Defendant relies on three cases, Ragan v. Merchants Transfer & Warehouse Co. (1949), 337 U.S. 530, 69 S.Ct. 1233, 93 L.Ed. 1520; Hardwick v. Smith (10 Cir. 1961), 286 F.2d 81, and Netermyer v. Henley (D.C. 1962), 205 F.Supp. 734, in support of the contention that, in the instant case, the date of commencement of the action should be the date of service, in accordance with the law of Connecticut where the cause of action arose. None of these cases, however, involves the conflict of laws question here presented. All these cases involve the same problem: What body of the law should be applied by the federal courts, sitting in States where local causes of action have arisen. All are an outgrowth of the landmark case of Erie R. Co. v. Tompkins, 304 U.S. 64, 58 S.Ct. 817, 82 L.Ed. 1188, but rely more directly on the case of Guaranty Trust Co. of New York v. York (1945), 326 U.S. 99, 65 S.Ct. 1464, 89 L.Ed. 2079, in which it was held that the federal district court, sitting in the state where a local cause of action arose, must apply that state's statute of limitations.
The case of Drummy v. Oxman (1952) 280 A.D.2d 800, 113 N.Y.S.2d 224, we believe, is dispositive of the problem. It involved an action for damages for personal injuries brought by a Connecticut resident against a New York resident and arising out of an accident which occurred in Connecticut. In affirming an order denying the defendant's motion to dismiss the complaint on the ground that the cause of action did not accrue within the time limited for commencement of the action as provided under the law of Connecticut, the court stated (113 N.Y.S.2d p. 225): ‘Although the Connecticut Statute of Limitations is applicable to this action, * * * the method prescribed by Connecticut statute for the commencement of an action, * * * is not an integral part of the Connecticut Statute of Limitations and, therefore, the time at which the action is deemed commenced under the law of New York governs. [Citations.]’
The soundness of this holding was apparently questioned by the United States District Court in the case of Myers v.
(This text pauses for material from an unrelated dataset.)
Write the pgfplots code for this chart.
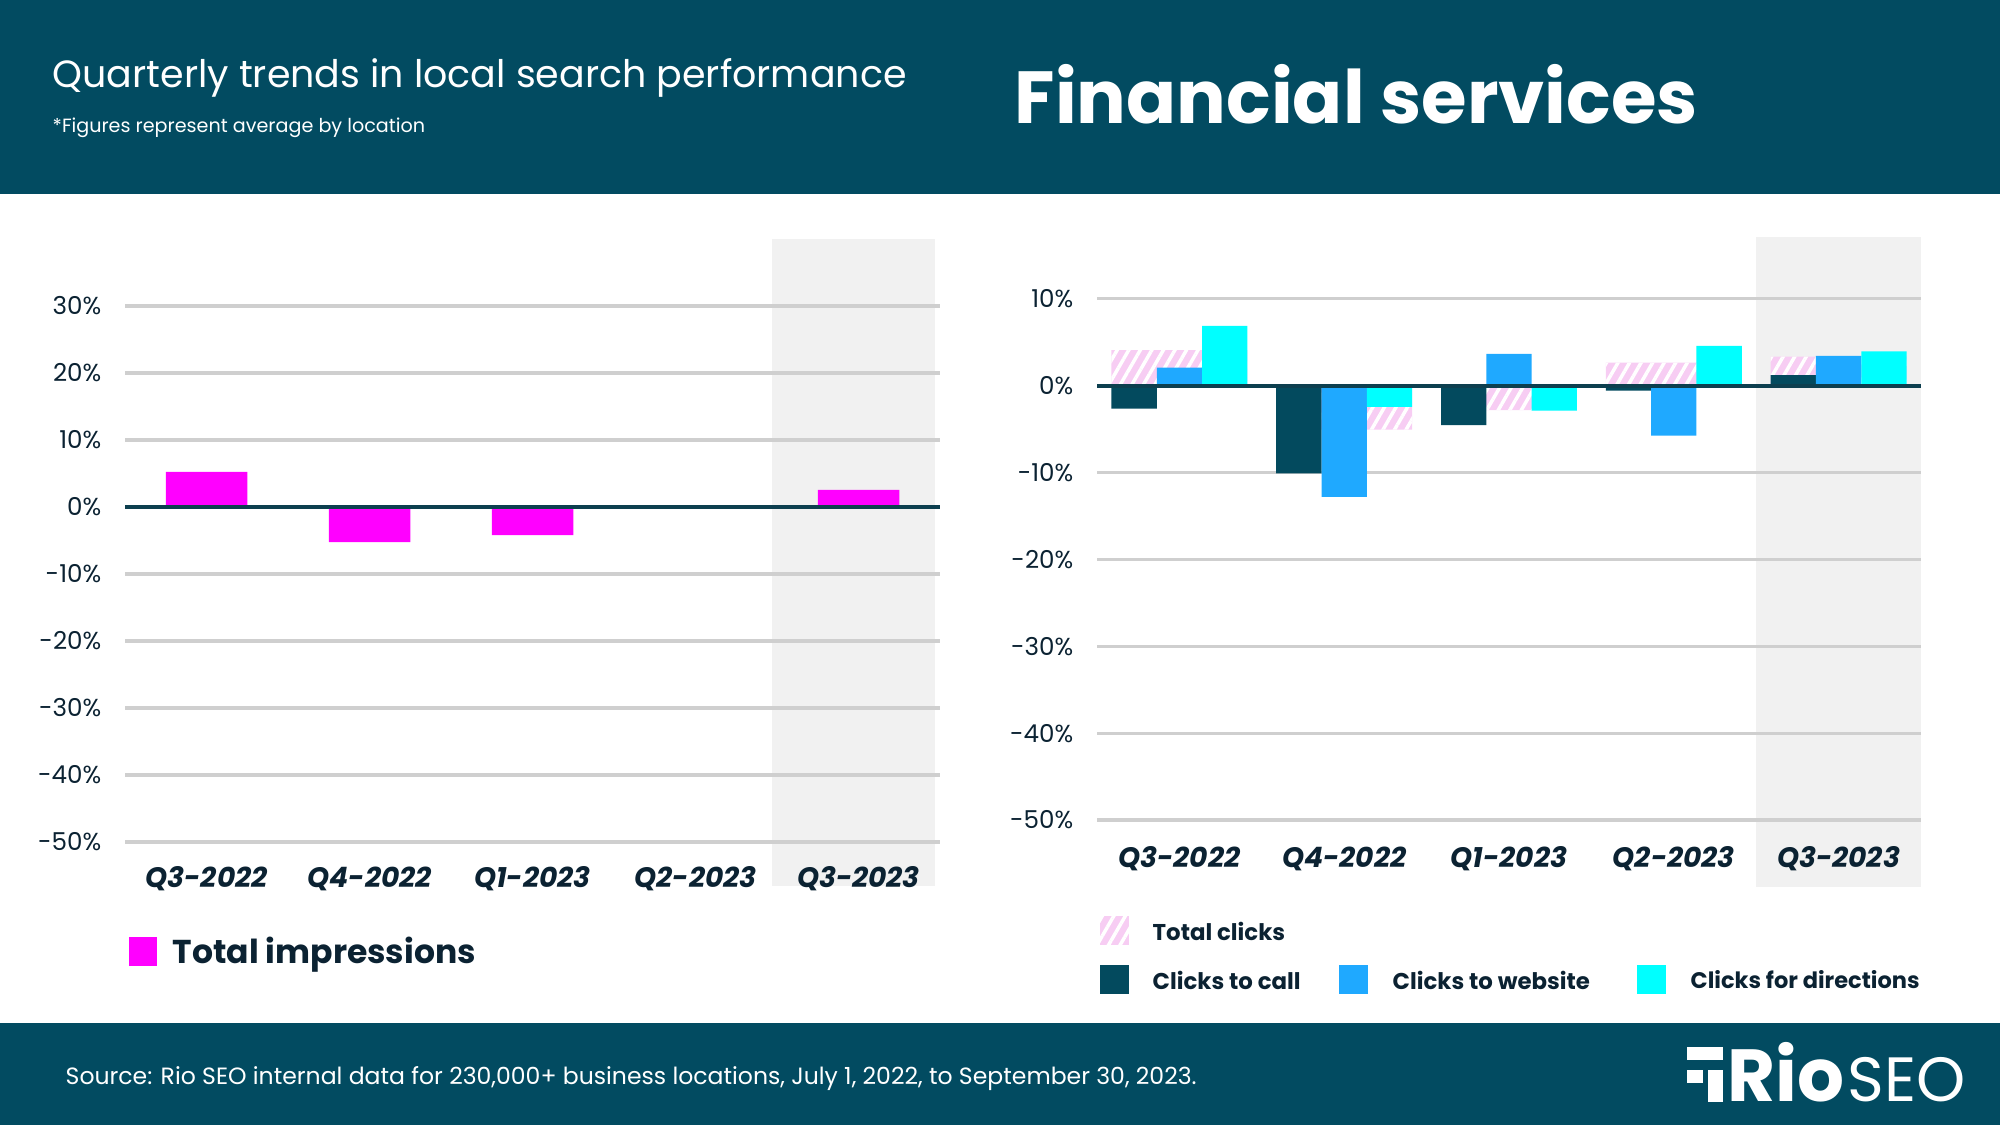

Slotkin (1952), 13 F.R.D. 191, where the court, in a diversity of citizenship case, in discussing the Drummy case supra, stated (13 F.R.D. p. 194): ‘If the question were before this court as one of first instance, consideration would have to be given the argument that in applying the Connecticut Statute of Limitations, the court should also apply the Connecticut law determined by the highest state court there, that in tolling the Statute of Limitations, the action is deemed to commence when service is made on the defendant.’ The court went on to hold that, as a federal court sitting in New York, it was bound, however, to follow the rule of the Drummy case, because of the rule that federal courts, when deciding questions of conflict of laws, must follow the rules prevailing in the states in which they sit.
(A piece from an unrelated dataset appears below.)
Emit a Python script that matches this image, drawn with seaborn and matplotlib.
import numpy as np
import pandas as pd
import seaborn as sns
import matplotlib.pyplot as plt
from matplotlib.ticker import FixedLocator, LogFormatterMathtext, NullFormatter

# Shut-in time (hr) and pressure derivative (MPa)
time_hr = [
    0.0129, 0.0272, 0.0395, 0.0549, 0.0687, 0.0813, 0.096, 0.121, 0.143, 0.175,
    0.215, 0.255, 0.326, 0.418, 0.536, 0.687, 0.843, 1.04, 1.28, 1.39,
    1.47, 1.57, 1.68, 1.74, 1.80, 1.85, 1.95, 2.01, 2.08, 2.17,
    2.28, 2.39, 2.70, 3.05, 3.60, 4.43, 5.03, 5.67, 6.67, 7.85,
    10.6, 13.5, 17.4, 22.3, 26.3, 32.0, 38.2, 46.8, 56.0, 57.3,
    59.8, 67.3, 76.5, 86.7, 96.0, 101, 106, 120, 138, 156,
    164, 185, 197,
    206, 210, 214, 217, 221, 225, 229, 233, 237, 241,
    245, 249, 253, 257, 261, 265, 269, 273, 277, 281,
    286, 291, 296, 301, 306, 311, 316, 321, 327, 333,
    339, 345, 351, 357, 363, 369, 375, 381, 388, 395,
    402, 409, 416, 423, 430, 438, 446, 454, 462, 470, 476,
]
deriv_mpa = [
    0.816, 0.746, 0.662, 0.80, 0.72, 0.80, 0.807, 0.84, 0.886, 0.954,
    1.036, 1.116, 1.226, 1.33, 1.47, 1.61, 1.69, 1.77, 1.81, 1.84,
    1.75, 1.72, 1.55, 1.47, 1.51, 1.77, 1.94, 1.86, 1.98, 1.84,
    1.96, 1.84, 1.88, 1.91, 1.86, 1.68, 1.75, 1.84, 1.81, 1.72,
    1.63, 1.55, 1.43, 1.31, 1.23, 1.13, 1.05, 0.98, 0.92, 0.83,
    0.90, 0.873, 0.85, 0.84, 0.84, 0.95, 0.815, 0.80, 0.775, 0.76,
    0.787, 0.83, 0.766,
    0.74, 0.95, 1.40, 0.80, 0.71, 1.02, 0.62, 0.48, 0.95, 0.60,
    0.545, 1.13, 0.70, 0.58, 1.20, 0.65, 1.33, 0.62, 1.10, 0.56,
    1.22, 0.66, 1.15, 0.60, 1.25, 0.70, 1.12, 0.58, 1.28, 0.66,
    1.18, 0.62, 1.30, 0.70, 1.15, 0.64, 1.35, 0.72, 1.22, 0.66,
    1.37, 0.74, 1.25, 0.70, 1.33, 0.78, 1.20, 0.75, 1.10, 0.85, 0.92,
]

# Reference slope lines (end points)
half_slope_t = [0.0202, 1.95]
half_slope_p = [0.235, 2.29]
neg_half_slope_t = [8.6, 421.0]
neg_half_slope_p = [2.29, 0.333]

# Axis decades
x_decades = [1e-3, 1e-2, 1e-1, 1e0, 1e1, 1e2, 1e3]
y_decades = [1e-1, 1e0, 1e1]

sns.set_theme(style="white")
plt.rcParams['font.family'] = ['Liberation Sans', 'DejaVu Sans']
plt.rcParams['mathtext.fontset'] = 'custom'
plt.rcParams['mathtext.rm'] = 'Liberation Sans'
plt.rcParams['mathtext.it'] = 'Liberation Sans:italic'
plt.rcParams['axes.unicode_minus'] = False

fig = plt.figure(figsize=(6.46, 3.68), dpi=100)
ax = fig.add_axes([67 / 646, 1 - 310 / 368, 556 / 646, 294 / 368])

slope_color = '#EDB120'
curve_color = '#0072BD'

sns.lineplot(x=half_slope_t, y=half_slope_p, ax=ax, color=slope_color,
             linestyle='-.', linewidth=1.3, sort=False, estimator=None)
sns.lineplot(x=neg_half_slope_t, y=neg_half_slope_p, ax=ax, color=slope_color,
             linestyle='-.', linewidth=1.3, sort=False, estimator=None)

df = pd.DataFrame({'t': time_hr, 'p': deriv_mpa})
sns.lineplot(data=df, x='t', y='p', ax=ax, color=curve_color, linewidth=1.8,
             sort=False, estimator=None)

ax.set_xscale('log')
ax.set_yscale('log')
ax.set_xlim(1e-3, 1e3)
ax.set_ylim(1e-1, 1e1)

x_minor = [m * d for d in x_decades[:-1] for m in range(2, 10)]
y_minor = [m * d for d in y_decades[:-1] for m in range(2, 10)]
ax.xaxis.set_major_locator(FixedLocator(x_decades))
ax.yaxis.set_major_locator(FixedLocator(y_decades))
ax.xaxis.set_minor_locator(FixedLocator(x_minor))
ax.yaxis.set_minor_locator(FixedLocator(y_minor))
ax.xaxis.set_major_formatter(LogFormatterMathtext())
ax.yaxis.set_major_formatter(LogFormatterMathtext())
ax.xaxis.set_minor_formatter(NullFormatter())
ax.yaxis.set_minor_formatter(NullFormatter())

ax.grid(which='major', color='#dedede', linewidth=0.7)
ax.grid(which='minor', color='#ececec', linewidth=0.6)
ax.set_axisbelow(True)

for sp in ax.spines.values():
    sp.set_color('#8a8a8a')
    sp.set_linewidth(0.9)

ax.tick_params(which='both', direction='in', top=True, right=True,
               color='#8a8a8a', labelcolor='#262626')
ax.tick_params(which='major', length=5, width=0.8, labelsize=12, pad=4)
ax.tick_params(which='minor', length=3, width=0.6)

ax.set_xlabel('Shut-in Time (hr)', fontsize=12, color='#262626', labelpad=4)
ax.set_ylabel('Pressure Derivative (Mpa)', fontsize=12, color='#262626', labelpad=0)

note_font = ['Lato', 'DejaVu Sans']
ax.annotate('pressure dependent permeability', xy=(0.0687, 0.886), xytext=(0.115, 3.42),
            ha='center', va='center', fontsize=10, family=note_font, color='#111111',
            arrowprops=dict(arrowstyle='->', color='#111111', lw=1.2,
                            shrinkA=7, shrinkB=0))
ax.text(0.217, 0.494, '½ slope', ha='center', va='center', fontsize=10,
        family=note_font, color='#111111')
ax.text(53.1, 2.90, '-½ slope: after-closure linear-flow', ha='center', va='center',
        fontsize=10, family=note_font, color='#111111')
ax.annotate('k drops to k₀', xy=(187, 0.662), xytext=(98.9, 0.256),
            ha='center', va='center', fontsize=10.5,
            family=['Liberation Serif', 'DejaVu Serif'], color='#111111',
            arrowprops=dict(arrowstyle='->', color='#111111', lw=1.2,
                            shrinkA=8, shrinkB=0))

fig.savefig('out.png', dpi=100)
However, in the more recent case of Mahan v. Ohio Auto Rentals Company (D.C. 1962), 207 F.Supp. 383, involving an action for damages arising out of an auto accident in Kentucky, brought in Ohio on the basis of diversity of citizenship, the court, in affirming an order denying defendant's motion to dismiss on the ground that the action was barred by the statute of limitations of Kentucky as adopted by Ohio's ‘borrowing’ statute, held that the manner and method of commencing an action is pro cedural unless applicable statutes of limitation make other ‘specific provision.’ The court stated that, ‘While other cases (Myers v. Slotkin, 13 F.R.D. 191 (E.D.N.Y.1952); and Yudin v. Carroll, 57 F.Supp. 793 (W.D.Ark.1944)) appear to create some doubt, it is concluded that the point here under consideration is procedural * * *.’ (207 F.Supp. 383, 384–385.) And, in Glebus v. Fillmore (D.C.1952) 104 F.Supp. 902, at p. 903, the federal court, in discussing the nature and scope of the Connecticut statute of limitation as applied to a wrongful death action stated: ‘There is no Connecticut statute specifying the point at which action commences, nor does any Connecticut statute of limitations specify what must be done to constitute such a bringing of action as to toll the statute of limitations. The Connecticut rule, previously stated, that action commences when process is served finds its basis solely in the decisions of the Connecticut courts which fix not the measure of statutory rights but only the procedure for their enforcement. [Citation.]’
Admittedly, the problem is not free from doubt. But, the values of a uniform rule are such as to cause us to follow the only cases thus far decided on the point and to hold that section 361 of our Code of Civil Procedure does not require us to apply the Connecticut rule in the absence of some statutory incorporation of that rule, by Connecticut, into its statute of limitations. There being no such statutory provision, we treat the determination of the date of commencement of an action as one of procedure; the California rule is, thus, the applicable one; the action was timely commenced on December 7, 1960, the date of filing of the original complaint—a date which, computed by either California or Connecticut law, was within the one-year limitation period.
The judgment is reversed.
BURKE, P. J., and KINGSLEY, J., concur.